I'm a bit behind times here as my experience is out of date, but assuming this is purely pocket money for him, to buy sweets/toys/magazines out of and you aren't expecting him to buy clothes/bus pass/phone credit/toiletries out of it, I would have thought £5-£10 a week is about right.
Personally I don't like the idea of paying children for 'everyday' chores like laying the table, helping with washing up, laundry, tidying their rooms - to me those are kind of the basics/part and parcel of family life you don't particularly get 'rewarded' for doing, like doing your homework or brushing your teeth. Plus if yours were anything like mine at that age, they get so lazy that the threat of docking pocket money didn't do much to motivate them to get up and do their housework, they didn't really value the £5 worth of sweets they'd get at the weekend highly enough to bother to do boring chores on a Monday without being forced to, in fact it would become a perverse disincentive to get me or their siblings to do their chores in 'exchange' for their pretty measly pocket money (not a minimum wage hourly rate anyway
) so we gave up on that and pocket money was given regardless of chore completion (compliance there was punished/rewarded in other ways)! I did occasionally dock pocket money as a 'punishment' but only where there was a direct monetary link, e.g. the one who was careless and perpetually lost school uniform items had money deducted towards the amounts I was shelling out for replacements. This seemed more logical and effective, for us anyway.
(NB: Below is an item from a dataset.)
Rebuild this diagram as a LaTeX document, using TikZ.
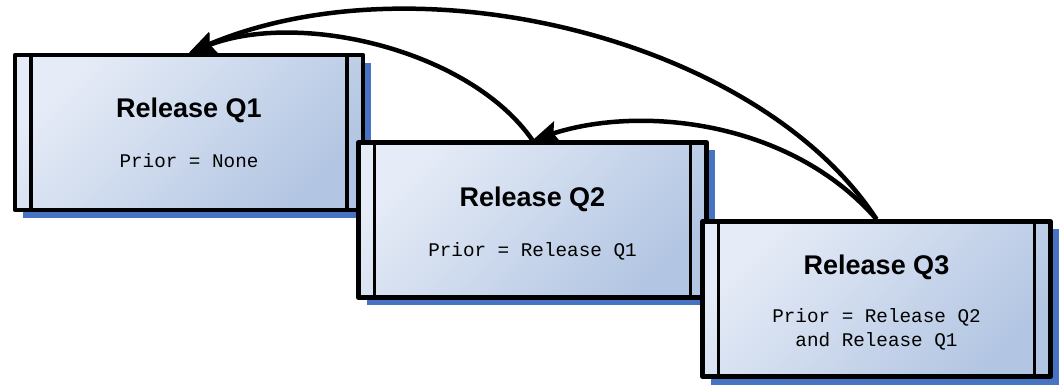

So I think if you would like him to have pocket money (and I think it is good for them to have it, to start to learn rudimentary budgeting, saving and delayed gratification!), give a token amount to him unconditionally (unless as above he is repaying lost or broken items), and find another way to insist he does chores. You could always offer a small amount for 'bigger'/non everyday jobs like £5 to wash the car, £10 to weed the garden etc, so he can 'earn' more for discretionary effort?